In Swedish, the indirect object can never be constructed with a preposition. In that case, the nmod relation is used even if the meaning is very similar to that of an indirect object.
list
: list
The list
relation is used for chains of comparable items. It is not currently attested in the Swedish treebank.
Web text often contains passages which are meant to be interpreted as lists but are parsed as single sentences. Email signatures in particular contain these structures, in the form of contact information: the different contact information items are labeled as list
; the key-value pair relations are labeled as appos.
In lists with more than two items, all items of the list shoud modify the first one.
mark
: marker
A marker is the word introducing a clause subordinate to another clause. The marker is a dependent of the subordinate clause head.
The infinitive marker att is analyzed as a mark
.
mwe
: multi-word expression
The multi-word expression (modifier) relation is one of the three
relations (compound, mwe
, name) for compounding.
It is used for certain fixed grammaticized expressions that behave
like function words or short adverbials. The first word is always
taken as the head, with all subsequent words as direct dependents.
name
: name
The name relation is one of the three relations for compounding in UD (together
with compound and mwe).
It is used for proper nouns constituted of multiple nominal
elements. For example, name
would be used between the words of
Hillary Rodham Clinton, New York, or Carl XVI Gustaf but not to
replace the usual relations in a phrasal or clausal name like The
king of Sweden or the novels The Lord of the Rings and Captured By
Aliens.
Words joined by name
should all be part of a minimal noun phrase;
otherwise regular syntactic relations should be used. This is
basically similar to the treatment of noun compounds with
compound, except that in many cases parts of the name may be
another nominal element such as an adjective (United Airlines).
In general, names are annotated in a flat, head-initial structure, in
which all words in the name modify the first one using the name
label.
For names with a clear syntactic modification structure, the dependencies should instead reflect the syntactic modification structure using regular syntactic relations, as in:
neg
: negation modifier
The negation modifier is the relation between a negation word and the word it modifies.
nmod
: nominal modifier
The nmod
relation is used for nominal modifiers of nouns or clausal
predicates. nmod
is a noun functioning as a non-core (oblique)
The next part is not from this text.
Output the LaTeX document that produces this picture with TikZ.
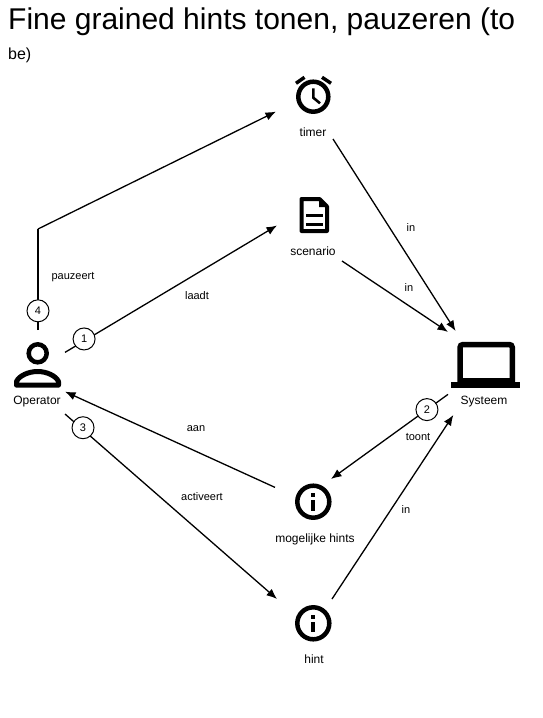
\documentclass[tikz,border=0pt]{standalone}
\usepackage{fontspec}
\setmainfont{Liberation Sans}
\usetikzlibrary{arrows.meta}
\begin{document}
\begin{tikzpicture}[x=1pt,y=-1pt]
    \tikzset{iconbox/.style={minimum width=#1, inner sep=0pt, outer sep=0pt},
        iconline/.style={draw=black, line width=#1},
        iconline/.default={4.5pt},
        caption/.style={inner sep=0pt, font=\fontsize{12}{14}\selectfont},
        edgetext/.style={inner sep=0pt, font=\fontsize{11}{13}\selectfont},
        num/.style={circle, draw=black, fill=white, minimum size=22pt, inner sep=0pt, line width=1pt, font=\fontsize{11}{13}\selectfont},
        link/.style={line width=1.3pt, -{Latex[length=10.5pt,width=8.5pt]}},
        plainlink/.style={line width=1.3pt}}
    \useasboundingbox (0,0) rectangle (543,718);
    %Titel
    \node[anchor=west, inner sep=0pt, font=\fontsize{30}{36}\selectfont] (title) at (8,22) {Fine grained hints tonen, pauzeren (to};
    \node[anchor=west, inner sep=0pt, font=\fontsize{16}{18}\selectfont] (subtitle) at (8,55) {be)};

    %Knopen
    \node[iconbox=57pt, minimum height=79pt] (timer) at (304.5,99.5) {};
    \node[iconbox=65pt, minimum height=71pt] (scenario) at (309.5,225.5) {};
    \node[iconbox=54pt, minimum height=84pt] (operator) at (38,372) {};
    \node[iconbox=74pt, minimum height=84pt] (systeem) at (485,373) {};
    \node[iconbox=56pt, minimum height=69pt] (hints) at (303,513.5) {};
    \node[iconbox=55pt, minimum height=70pt] (hint) at (304.5,634) {};
    \coordinate (bend) at (38,229);

    %Timer
    \draw[iconline] (313.3,96.7) circle (15);
    \draw[iconline=3.5pt] (296,83.3) -- (304.5,77.3);
    \draw[iconline=3.5pt] (322,77.3) -- (331,83.3);
    \draw[iconline=2.6pt] (313.3,88.3) -- (313.3,97.7) -- (320,103.3);
    \node[caption] (timerlabel) at (313,132) {timer};

    %Scenario
    \draw[iconline=4pt, line join=round] (319.5,199) -- (301.5,199) -- (301.5,231) -- (327,231) -- (327,206.5) -- cycle;
    \fill (319,198) -- (328,207) -- (319,207) -- cycle;
    \draw[iconline=3pt] (306,215.7) -- (322.7,215.7);
    \draw[iconline=3pt] (306,224) -- (322.7,224);
    \node[caption] (scenariolabel) at (313,251) {scenario};

    %Operator
    \draw[iconline] (37.7,353.3) circle (9);
    \draw[iconline=5pt, line join=round] (16.5,385.2) -- (58.5,385.2) -- (58.5,381.5) .. controls (56,376) and (47,371.5) .. (37.7,371.5) .. controls (28,371.5) and (19,376) .. (16.5,381.5) -- cycle;
    \node[caption] (operatorlabel) at (37,402) {Operator};

    %Systeem
    \draw[iconline=5.5pt, rounded corners=3pt] (460,382) -- (460,344.5) -- (512.3,344.5) -- (512.3,382);
    \fill (451,381.7) rectangle (520,387.7);
    \fill (460,378.3) rectangle (512.3,382);
    \node[caption] (systeemlabel) at (484,402) {Systeem};

    %Mogelijke hints
    \draw[iconline] (313.3,501.7) circle (16);
    \fill (311.3,493) rectangle (315.3,497);
    \fill (311.3,500) rectangle (315.3,510.7);
    \node[caption] (hintslabel) at (315,539) {mogelijke hints};

    %Hint
    \draw[iconline] (313.3,623.3) circle (16);
    \fill (311.3,614.6) rectangle (315.3,618.6);
    \fill (311.3,621.6) rectangle (315.3,632.3);
    \node[caption] (hintlabel) at (314,659) {hint};

    %Verbindingen
    \draw[link] (operator.36.5) -- node[num, pos=0.09, yshift=2pt] (one) {1} (scenario.west);
    \draw[link] (systeem.210.7) -- node[num, pos=0.18] (two) {2} (hints.north east);
    \draw[link] (operator.south east) -- node[num, pos=0.085, yshift=2pt] (three) {3} (hint.north west);
    \draw[plainlink] (operator.north) -- node[num, pos=0.19] (four) {4} (bend);
    \draw[link] (bend) -- (timer.203.7);
    \draw[link] (hints.137.7) -- (operator.-36.5);
    \draw[link] (timer.south east) -- (systeem.125.5);
    \draw[link] (scenario.south east) -- (systeem.132);
    \draw[link] (hint.north east) -- (systeem.233.6);

    %Teksten
    \node[edgetext] (laadt) at (197,296) {laadt};
    \node[edgetext] (toont) at (418,437) {toont};
    \node[edgetext] (activeert) at (202,497) {activeert};
    \node[edgetext] (pauzeert) at (73,277) {pauzeert};
    \node[edgetext] (aan) at (196,429) {aan};
    \node[edgetext] (intimer) at (411,228) {in};
    \node[edgetext] (inscenario) at (409,288) {in};
    \node[edgetext] (inhint) at (406,510) {in};
\end{tikzpicture}
\end{document}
argument or adjunct. In Swedish, nmod
is used for prepositional complements:
Two subtypes of nmod
are introduced in Swedish: nmod:poss for for possessive/genitive modifiers and nmod:agent for agents of passive verbs.
nmod:agent
: agent nominal modifier
The relation nmod:agent
is used for agents of passive verbs
nmod:poss
: possessive nominal modifier
The relation nmod:poss
is used for a genitive/possessive nominal modifier, expressed either by a nominal in the genitive or by a possessive determiner.
nsubj
: nominal subject
The dependency type nsubj
marks nominal subjects of a clause. Subjects are direct dependents of the main predicate of the clause, which may be a verb, noun or adjective.
nsubjpass
: passive nominal subject
A passive nominal subject is a noun phrase which is the syntactic subject of a passive clause.
nummod
: numeric modifier
A numeric modifier of a noun is any number phrase that serves to modify the meaning of the noun with a quantity.
parataxis
: parataxis
The parataxis relation (from Greek for “place side by side”) is a relation between the main verb of a clause and other sentential elements, such as a sentential parenthetical, a clause after a “:” or a “;”, or two sentences placed side by side without any explicit coordination or subordination. More information can be found on the universal dependency page (parataxis)
punct
: punctuation
This is used for any piece of punctuation in a clause, regardless of its function. The punctuation mark is attached to the head of the phrase or clause to which it belongs unless this introduces a non-projective dependency. More discussion on punctuation can be found on the universal dependency page (punct).
remnant
: remnant in ellipsis
The remnant relation is used to analyze cases of ellipsis where there is no function word that can be promoted to take the place of the elided content word. For a full discussion of its use, see the universal dependency description (remnant).
reparandum
: overridden disfluency
The reparandum
relation is used to indicate disfluencies overridden in a speech
repair. The disfluency is the dependent of the repair. There are currently
no attested uses of this relation in the Swedish treebank.
root
: root
The root
grammatical relation points to the root of the sentence. A fake node “ROOT” is used as the governor. The ROOT node is indexed with “0”, since the indices of real words in the sentence start at 1.
vocative
: vocative
The vocative relation is used to mark a dialogue participant addressed in text (common in conversations, emails and newsgroup postings). The relation links the addressee’s name to its host sentence.
xcomp
: open clausal complement
An open clausal complement (xcomp
) of a verb or an adjective is a predicative or clausal complement without its own subject. The reference of the subject is necessarily determined by an argument external to the xcomp (normally by the object of the next higher clause, if there is one, or else by the subject of the next higher clause). These complements are always non-finite, and they are complements (arguments of the higher verb or adjective) rather than adjuncts/modifiers, such as a purpose clause. The name xcomp
is borrowed from Lexical-Functional Grammar.